Muslims at CSUF vs. UCI
Posted by: Jonathan Constantine | 04/28/2008 10:29 PM
An interesting article by Jessica Terrell at the Daily Titan. Terrell does a decent job analyzing the spectrum of which Muslim student groups align themselves. According to Terrell, the MSU UCI is far more conservative and traditional than the MSA at CSUF. Terrell also offers some interesting insight into the UCI MSU's internal psychological dynamic.
A difference in faith
Muslims at UCI and CSUF approach religion differently, both privately and publicly
By: Jessica Terrell
Posted: 4/24/08
A young man in an orange T-shirt and jeans stands at the corner of a second floor balcony, watching the setting sun paint the sky with streaks of orange and pink.
Glancing down at a concrete clearing where a solitary student sits bowed in prayer, the young man on the balcony cups both hands around his mouth and begins to sing the Adhan, a traditional Islamic call to prayer that is sung five times a day in Muslim communities across the world.
"Allahu Akbar," he calls. "Allah is most great."
Slowly, students began to gather, making a neat pile of backpacks and skateboards before lining up in a row to begin their evening prayers.

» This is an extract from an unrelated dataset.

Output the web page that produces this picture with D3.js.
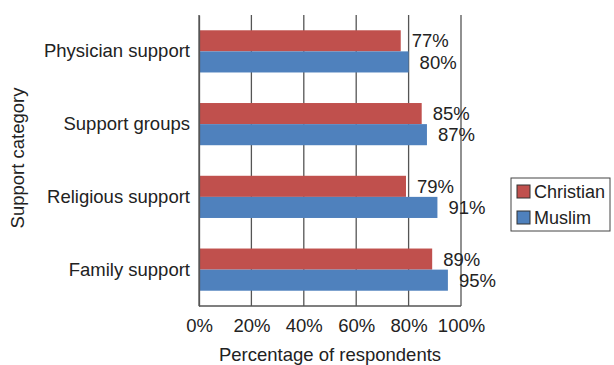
<!DOCTYPE html>
<html><head><meta charset="utf-8">
<script src="https://cdn.jsdelivr.net/npm/d3@7"></script>
<style>body{margin:0;background:#fff}text{font-family:"Liberation Sans",Arial,sans-serif;fill:#222}</style>
</head><body><svg id="c" width="614" height="365"></svg>
<script>
const categories = ["Physician support","Support groups","Religious support","Family support"];
const christian = [77,85,79,89];
const muslim = [80,87,91,95];
const seriesNames = ["Christian","Muslim"];
const colors = ["#C0504D","#4F81BD"];
const xTicks = [0,20,40,60,80,100];
const FS = 18.5;

const svg = d3.select("#c");
const x = d3.scaleLinear().domain([0,100]).range([199,461]);
const y = d3.scaleBand().domain(categories).range([15,306]).paddingInner(0.42).paddingOuter(0.21);
const sub = d3.scaleBand().domain(seriesNames).range([0,y.bandwidth()]);

// grid lines
svg.append("g").selectAll("line").data(xTicks).join("line")
  .attr("x1",d=>x(d)).attr("x2",d=>x(d)).attr("y1",15).attr("y2",306)
  .attr("stroke","#555").attr("stroke-width",1.3);
svg.append("line").attr("x1",x(0)).attr("x2",x(100)).attr("y1",306).attr("y2",306)
  .attr("stroke","#555").attr("stroke-width",1.3);

const data = categories.map((c,i)=>({c, vals:[christian[i],muslim[i]]}));
const g = svg.append("g").selectAll("g").data(data).join("g")
  .attr("transform",d=>`translate(0,${y(d.c)})`);
g.selectAll("rect").data(d=>d.vals.map((v,j)=>({v,s:seriesNames[j],j}))).join("rect")
  .attr("x",x(0)).attr("y",d=>sub(d.s)).attr("width",d=>x(d.v)-x(0)).attr("height",sub.bandwidth())
  .attr("fill",d=>colors[d.j]);
g.selectAll("text.v").data(d=>d.vals.map((v,j)=>({v,s:seriesNames[j],j}))).join("text")
  .attr("class","v").attr("x",d=>x(d.v)+11).attr("y",d=>sub(d.s)+sub.bandwidth()/2)
  .attr("dy","0.36em").attr("font-size",FS).text(d=>d.v+"%");

// y axis
const ya = svg.append("g").attr("transform",`translate(${x(0)},0)`)
  .call(d3.axisLeft(y).tickSize(0).tickPadding(9));
ya.select(".domain").attr("stroke","#555").attr("stroke-width",1.3);
ya.selectAll("text").attr("font-size",FS).attr("font-family","Liberation Sans, Arial, sans-serif").attr("fill","#222");

// x axis
const xa = svg.append("g").attr("transform","translate(0,306)")
  .call(d3.axisBottom(x).tickValues(xTicks).tickFormat(d=>d+"%").tickSize(0).tickPadding(13));
xa.select(".domain").remove();
xa.selectAll("text").attr("font-size",FS).attr("font-family","Liberation Sans, Arial, sans-serif").attr("fill","#222");

svg.append("text").attr("x",330).attr("y",361).attr("text-anchor","middle").attr("font-size",FS).text("Percentage of respondents");
svg.append("text").attr("transform","translate(24,158) rotate(-90)").attr("text-anchor","middle").attr("font-size",FS).text("Support category");

// legend
const lg = svg.append("g");
lg.append("rect").attr("x",511).attr("y",178).attr("width",99).attr("height",53)
  .attr("fill","#fff").attr("stroke","#444").attr("stroke-width",1);
seriesNames.forEach((s,i)=>{
  lg.append("rect").attr("x",517).attr("y",185+i*26).attr("width",13).attr("height",13)
    .attr("fill",colors[i]).attr("stroke","#333").attr("stroke-width",1);
  lg.append("text").attr("x",534).attr("y",191.5+i*26).attr("dy","0.36em").attr("font-size",18).text(s);
});
</script></body></html>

The students are members of the Muslim Student Union at UC Irvine, a group that has been called an extremist hate group by some critics and was recently referred to as the most conservative Muslim Student Association in the country by the New York Times.

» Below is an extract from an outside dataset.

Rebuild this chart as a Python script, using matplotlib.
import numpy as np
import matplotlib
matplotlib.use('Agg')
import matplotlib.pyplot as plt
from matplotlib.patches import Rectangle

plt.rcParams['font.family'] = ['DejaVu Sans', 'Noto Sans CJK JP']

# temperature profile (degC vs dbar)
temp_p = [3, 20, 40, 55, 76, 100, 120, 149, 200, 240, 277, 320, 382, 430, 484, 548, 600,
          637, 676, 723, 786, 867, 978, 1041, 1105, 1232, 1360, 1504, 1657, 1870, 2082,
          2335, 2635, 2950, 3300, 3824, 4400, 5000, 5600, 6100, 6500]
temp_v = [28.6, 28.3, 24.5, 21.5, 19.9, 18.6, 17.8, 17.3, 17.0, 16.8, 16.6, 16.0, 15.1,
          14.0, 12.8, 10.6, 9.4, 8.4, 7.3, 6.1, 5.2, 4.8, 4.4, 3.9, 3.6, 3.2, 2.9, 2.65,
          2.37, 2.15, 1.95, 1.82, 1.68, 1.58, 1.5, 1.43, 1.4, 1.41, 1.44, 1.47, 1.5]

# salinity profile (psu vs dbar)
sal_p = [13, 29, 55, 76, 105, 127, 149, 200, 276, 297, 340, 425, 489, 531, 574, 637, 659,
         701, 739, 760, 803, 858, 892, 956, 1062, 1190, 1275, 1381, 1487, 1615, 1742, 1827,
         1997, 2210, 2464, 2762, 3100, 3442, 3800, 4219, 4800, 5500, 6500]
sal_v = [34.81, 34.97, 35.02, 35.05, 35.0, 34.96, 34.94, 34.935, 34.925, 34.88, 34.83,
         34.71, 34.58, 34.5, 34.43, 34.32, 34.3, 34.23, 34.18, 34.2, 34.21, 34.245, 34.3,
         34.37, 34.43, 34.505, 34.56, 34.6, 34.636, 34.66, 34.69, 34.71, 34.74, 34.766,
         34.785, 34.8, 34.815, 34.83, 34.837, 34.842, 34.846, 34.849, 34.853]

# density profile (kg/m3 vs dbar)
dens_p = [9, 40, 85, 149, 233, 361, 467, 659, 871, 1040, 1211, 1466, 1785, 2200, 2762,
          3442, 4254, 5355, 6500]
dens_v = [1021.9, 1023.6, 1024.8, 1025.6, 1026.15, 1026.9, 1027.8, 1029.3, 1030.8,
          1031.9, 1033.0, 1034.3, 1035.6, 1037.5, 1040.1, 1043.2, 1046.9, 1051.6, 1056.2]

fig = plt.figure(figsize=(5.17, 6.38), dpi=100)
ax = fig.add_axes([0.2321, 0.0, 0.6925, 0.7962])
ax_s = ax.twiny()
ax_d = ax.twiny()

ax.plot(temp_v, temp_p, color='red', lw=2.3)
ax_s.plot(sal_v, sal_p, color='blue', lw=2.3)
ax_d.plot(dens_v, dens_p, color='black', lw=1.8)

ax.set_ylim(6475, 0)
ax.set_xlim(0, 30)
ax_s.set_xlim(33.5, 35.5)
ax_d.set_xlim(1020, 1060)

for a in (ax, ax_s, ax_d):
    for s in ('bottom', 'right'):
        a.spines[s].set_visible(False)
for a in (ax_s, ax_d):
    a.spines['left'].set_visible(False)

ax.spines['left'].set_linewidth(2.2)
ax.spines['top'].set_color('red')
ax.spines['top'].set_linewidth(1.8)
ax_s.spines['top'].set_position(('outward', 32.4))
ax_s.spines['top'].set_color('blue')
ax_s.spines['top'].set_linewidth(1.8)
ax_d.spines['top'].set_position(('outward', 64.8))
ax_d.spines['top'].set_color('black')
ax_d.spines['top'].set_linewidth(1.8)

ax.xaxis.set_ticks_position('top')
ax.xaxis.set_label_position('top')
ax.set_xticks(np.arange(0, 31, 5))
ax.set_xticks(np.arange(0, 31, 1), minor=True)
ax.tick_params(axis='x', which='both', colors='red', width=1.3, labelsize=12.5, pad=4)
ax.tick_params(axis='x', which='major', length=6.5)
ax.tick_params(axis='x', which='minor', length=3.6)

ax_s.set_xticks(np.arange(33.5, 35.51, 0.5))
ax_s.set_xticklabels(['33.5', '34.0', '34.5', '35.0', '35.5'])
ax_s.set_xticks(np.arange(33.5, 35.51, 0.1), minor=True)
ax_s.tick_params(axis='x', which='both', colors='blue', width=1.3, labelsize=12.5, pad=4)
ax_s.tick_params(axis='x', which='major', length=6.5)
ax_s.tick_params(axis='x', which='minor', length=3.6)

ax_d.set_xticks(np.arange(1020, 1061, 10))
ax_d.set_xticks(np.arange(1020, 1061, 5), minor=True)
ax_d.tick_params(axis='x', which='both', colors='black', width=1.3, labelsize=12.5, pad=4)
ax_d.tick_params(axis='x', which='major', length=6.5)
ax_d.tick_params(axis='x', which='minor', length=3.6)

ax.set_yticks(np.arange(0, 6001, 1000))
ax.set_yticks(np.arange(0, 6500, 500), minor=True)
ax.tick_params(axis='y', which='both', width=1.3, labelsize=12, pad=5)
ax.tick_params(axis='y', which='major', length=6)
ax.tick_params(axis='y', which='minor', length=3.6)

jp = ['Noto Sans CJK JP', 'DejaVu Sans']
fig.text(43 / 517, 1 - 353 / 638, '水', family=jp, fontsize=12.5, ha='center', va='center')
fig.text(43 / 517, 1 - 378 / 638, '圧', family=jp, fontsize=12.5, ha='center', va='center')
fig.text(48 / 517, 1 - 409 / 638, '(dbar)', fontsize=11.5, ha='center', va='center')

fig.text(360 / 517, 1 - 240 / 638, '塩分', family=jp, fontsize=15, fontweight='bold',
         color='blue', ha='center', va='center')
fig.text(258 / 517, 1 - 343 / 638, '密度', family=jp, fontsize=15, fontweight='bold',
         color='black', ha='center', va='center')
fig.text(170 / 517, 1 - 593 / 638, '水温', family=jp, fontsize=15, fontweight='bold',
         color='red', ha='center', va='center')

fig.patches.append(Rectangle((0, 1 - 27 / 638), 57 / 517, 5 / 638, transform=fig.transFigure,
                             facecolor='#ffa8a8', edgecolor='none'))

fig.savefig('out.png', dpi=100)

In contrast to their frequently negative portrayal by the media, MSU members describe their club as a friendly and open student organization that supports a moderate lifestyle, while encouraging open discussion in the community.
Their club is an independent branch of the MSU, a national organization with clubs on over 200 college campuses across the country, including Cal State Fullerton.
From reports of anti-Semitism on the UCI campus to struggles at Harvard to obtain facilities deemed proper for Muslim women to controversial speakers and national debates about inclusion, the struggles of the Muslim student groups are playing out under public scrutiny.
With varying degrees and methods, the clubs at CSUF and UCI deal with the modern expression of the Islamic faith - A religion that many people still regard with suspicion, but is gradually integrating into American life.
Two campuses, two worlds
Despite falling under the umbrella of a national organization, the two branches at CSUF and UCI are starkly different groups with very different leaders, representing multiple facets of a shared faith that has been thrust into the spotlight in recent years.
At CSUF, the club is led by an easygoing student from El Salvador who converted to Islam after a join-a-club day. UCI students are led by a conservative Muslim who had no intention of leading until group prayer inspired him to invest his time in the club.
At UCI, club President Omar Zarka, 21, explains that it is a measure of respect for him to refuse to shake a woman's hand. At CSUF, club President Kevin Santos Flores, 24, shakes hands firmly and sits alone in a room with a female reporter with the door closed, something that would be taboo to conservative Muslims.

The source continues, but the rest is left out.